In 2004, as a member of the Select Committee on Homeland Security, Secretary Ridge appeared before us. We were talking about terror and elevating the alerts, if you remember the debates we had at that time and the color schemes, et cetera, et cetera, which, by the way, we still have. And I asked Secretary Ridge, who I had a great deal of respect for, I thought he did a good job with the cards that he was dealt; I asked him the question, ``Secretary Ridge, you were Governor of a State. Have you ever seen the terror on the faces of families and people who live in neighborhoods that are infested by drugs? Have you ever seen that terror?''
He said, ``I know exactly where you are going, Congressman, because homeland security should be a place where we make our stand as well.''
Families are being ruined. This bill increases funding for the National Youth Anti-Drug Media Campaign, I think a successful program. The bill earmarks money for the Dawson Family Community Protection Act, which would focus on providing avenues for citizens to report drug trafficking in at-risk neighborhoods without putting their lives on the line.

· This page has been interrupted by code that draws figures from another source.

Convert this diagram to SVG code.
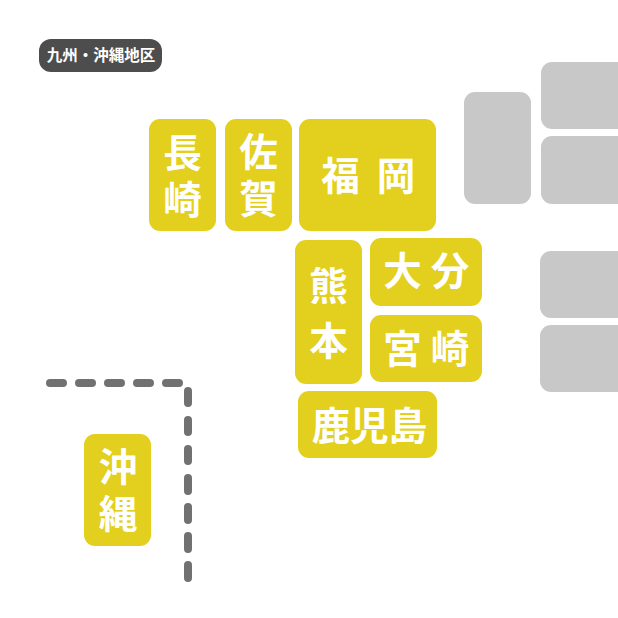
<svg xmlns="http://www.w3.org/2000/svg" width="618" height="618" viewBox="0 0 618 618">
<style>
.p{fill:#e3cf1d}
.g{fill:#c8c8c8}
.t{font-family:"Noto Sans CJK JP","Noto Sans",sans-serif;font-weight:700;font-size:38.500px;fill:#fff;text-anchor:middle}
.b{font-size:15.500px;font-weight:700}
.d{fill:none;stroke:#717171;stroke-width:8;stroke-linecap:round}
</style>
<rect width="618" height="618" fill="#fff"/>
<g id="title"><rect x="39" y="39" width="123" height="33" rx="12" fill="#4d4d4d"/><text class="t b" x="101" y="61">九州・沖縄地区</text></g>
<g id="other-regions">
<rect class="g" x="464" y="92" width="67" height="112" rx="11"/>
<rect class="g" x="541" y="62" width="100" height="67" rx="11"/>
<rect class="g" x="541" y="136" width="100" height="68" rx="11"/>
<rect class="g" x="540" y="251" width="100" height="67" rx="11"/>
<rect class="g" x="540" y="325" width="100" height="67" rx="11"/>
</g>
<g id="nagasaki"><rect class="p" x="149" y="119" width="67" height="112" rx="11"/><text class="t"><tspan x="182.500" y="167">長</tspan><tspan x="182.500" y="214">崎</tspan></text></g>
<g id="saga"><rect class="p" x="225" y="119" width="67" height="112" rx="11"/><text class="t"><tspan x="258.500" y="166">佐</tspan><tspan x="258.500" y="213">賀</tspan></text></g>
<g id="fukuoka"><rect class="p" x="299" y="119" width="137" height="112" rx="11"/><text class="t"><tspan x="340.500" y="190">福</tspan><tspan x="396" y="190">岡</tspan></text></g>
<g id="kumamoto"><rect class="p" x="295" y="240" width="67" height="144" rx="11"/><text class="t"><tspan x="328.500" y="300">熊</tspan><tspan x="328.500" y="355">本</tspan></text></g>
<g id="oita"><rect class="p" x="370" y="238" width="112" height="68" rx="11"/><text class="t"><tspan x="402.500" y="285">大</tspan><tspan x="450" y="285">分</tspan></text></g>
<g id="miyazaki"><rect class="p" x="370" y="315" width="112" height="67" rx="11"/><text class="t"><tspan x="402.500" y="363">宮</tspan><tspan x="450" y="363">崎</tspan></text></g>
<g id="kagoshima"><rect class="p" x="298" y="391" width="139" height="67" rx="11"/><text class="t" x="369.500" y="440">鹿児島</text></g>
<g id="okinawa"><rect class="p" x="84" y="434" width="67" height="112" rx="11"/><text class="t"><tspan x="118" y="481">沖</tspan><tspan x="118" y="528">縄</tspan></text></g>
<g id="connectors">
<path class="d" d="M50 383H63M79 383H92M108 383H121M137 383H150M166 383H179M188 391V403M188 420V432M188 449V461M188 478V491M188 507V520M188 536V549M188 565V578"/>
</g>
</svg>
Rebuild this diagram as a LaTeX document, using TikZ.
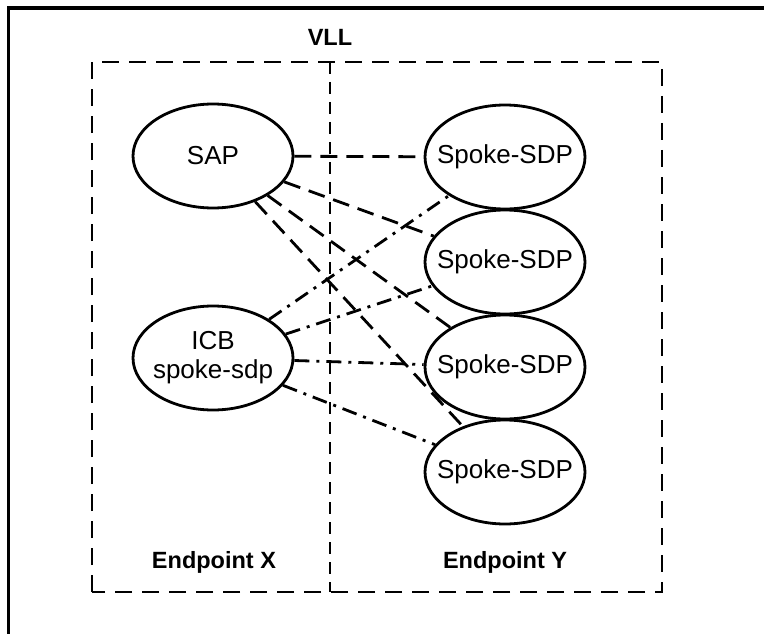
\documentclass[tikz,border=0pt]{standalone}
\usepackage{fontspec}
\setmainfont{Liberation Sans}
\usetikzlibrary{shapes.geometric}
\begin{document}
\begin{tikzpicture}[x=1pt,y=-1pt,
  ell/.style={draw, ellipse, line width=2.8pt, minimum width=160pt, minimum height=104pt, inner xsep=-25pt, inner ysep=0pt, align=center, font=\fontsize{26}{29}\selectfont},
  lbl/.style={anchor=base, inner sep=0pt, font=\fontsize{23.5}{26}\selectfont\bfseries},
  dconn/.style={line width=2.8pt, dash pattern=on 17pt off 9pt},
  ddconn/.style={line width=2.8pt, dash pattern=on 15pt off 7pt on 3pt off 7pt},
  boxline/.style={line width=1.6pt, dash pattern=on 17pt off 10pt},
  divline/.style={line width=1.3pt, dash pattern=on 12pt off 8pt}]
\useasboundingbox (0,0) rectangle (764,634);
% outer frame (top and left only)
\draw[line width=3.2pt] (8.5,634) -- (8.5,8) -- (764,8);
% dashed box and divider
\coordinate (bl) at (92,592);
\coordinate (tr) at (662,62);
\draw[boxline] (bl) rectangle (tr);
\coordinate (dtop) at (330,62);
\coordinate (dbot) at (330,592);
\draw[divline] (dtop) -- (dbot);
% labels
\node[lbl] (vll) at (330,46) {VLL};
\node[lbl] (epx) at (214,568) {Endpoint X};
\node[lbl] (epy) at (505,568) {Endpoint Y};
% nodes
\node[ell] (sap) at (213,156) {SAP};
\node[ell] (icb) at (213,358) {ICB\\spoke-sdp};
\node[ell] (s1) at (505,157) {Spoke-SDP};
\node[ell] (s2) at (505,262) {Spoke-SDP};
\node[ell] (s3) at (505,367) {Spoke-SDP};
\node[ell] (s4) at (505,472) {Spoke-SDP};
% connectors
\draw[dconn] (sap) -- (s1);
\draw[dconn] (sap) -- (s2);
\draw[dconn] (sap) -- (s3);
\draw[dconn] (sap) -- (s4);
\draw[ddconn] (icb) -- (s1);
\draw[ddconn] (icb) -- (s2);
\draw[ddconn] (icb) -- (s3);
\draw[ddconn] (icb) -- (s4);
\end{tikzpicture}
\end{document}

This is an urgent problem, Mr. Chairman. This is a very urgent problem. When you see how many of our own kids are dying, and adults, I might say, during the year, and compare that against the tragedy of 9/11, we must address both of these problems to bring sanity back to our neighborhoods and back to our families.
There is an urgency here. Is there an urgency down the street, Mr. Souder and Mr. Cummings?